|Harnly, James - Jim|
Submitted to: Meeting Abstract
Publication Type: Abstract only
Publication Acceptance Date: 2/11/2008
Publication Date: 3/26/2008
Citation: Harnly, J.M., Lin, L. 2008. A profiling method for the identification of glycosylated flavonoids and other phenolic compounds using a standard analytical approach for all plant materials. National Nutrient Databank Conference, May 12-14, 2008, Ottawa, Ontario, Canada, and 5th Annual Natural Health Product Research Society of Canada (NHPRS) Conference, March 26-29, 2008, Toronto, Canada. Interpretive Summary:
Technical Abstract: Objectives: A screening method was developed for the systematic identification of glycosylated flavonoids and other phenolic compounds in plant food materials based on an initial, standard analytical method.
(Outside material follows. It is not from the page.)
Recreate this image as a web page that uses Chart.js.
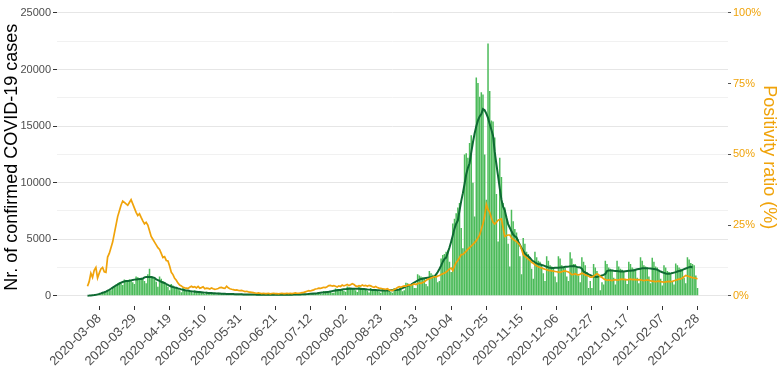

Materials and Methods: Samples were frozen, lyophilized, powdered, extracted with methanol-water (60:40, v/v), and analyzed by reverse phase liquid chromatography with tandem diode array and electrospray ionization/mass spectrometric detection (LC-DAD-ESI/MS). The DAD acquired spectra from 200-600 nm and the MS acquired positive and negative spectra with high and low fragmentation energies. Each chromatographic peak was characterized by retention time, full UV/Vis spectrum, and 4 mass spectra. Results: This profiling method applies the same analytical scheme to every sample and standard as an initial protocol. This standardized approach allows the cross comparison of compounds in samples, standards, and plant materials previously identified in the published literature. Thus, every analysis contributes to a growing library of data for retention times and UV/Vis and mass spectra. Without authentic standards, this method provides provisional identification of the phenolic compounds and identification of flavonoid backbones, phenolic acids, saccharides, and alkyls, but not the positions of the linkages between these subgroups. With standards, this method provides positive identification of the full compound and identification of subgroups and linkages. In cases of unidentified compounds, the profiling method can be followed by more extensive analyses if there is sufficient interest. The utility of the screening method has been demonstrated by the identification of 78 phenolic compounds in cranberry, elder flower, Fuji apple peel, navel orange peel, and soybean seed. Significance: The standardized profiling method allows the rapid detection and identification of phenolic compounds in foods. This method will enhance our capability to produce analytical data for food databases.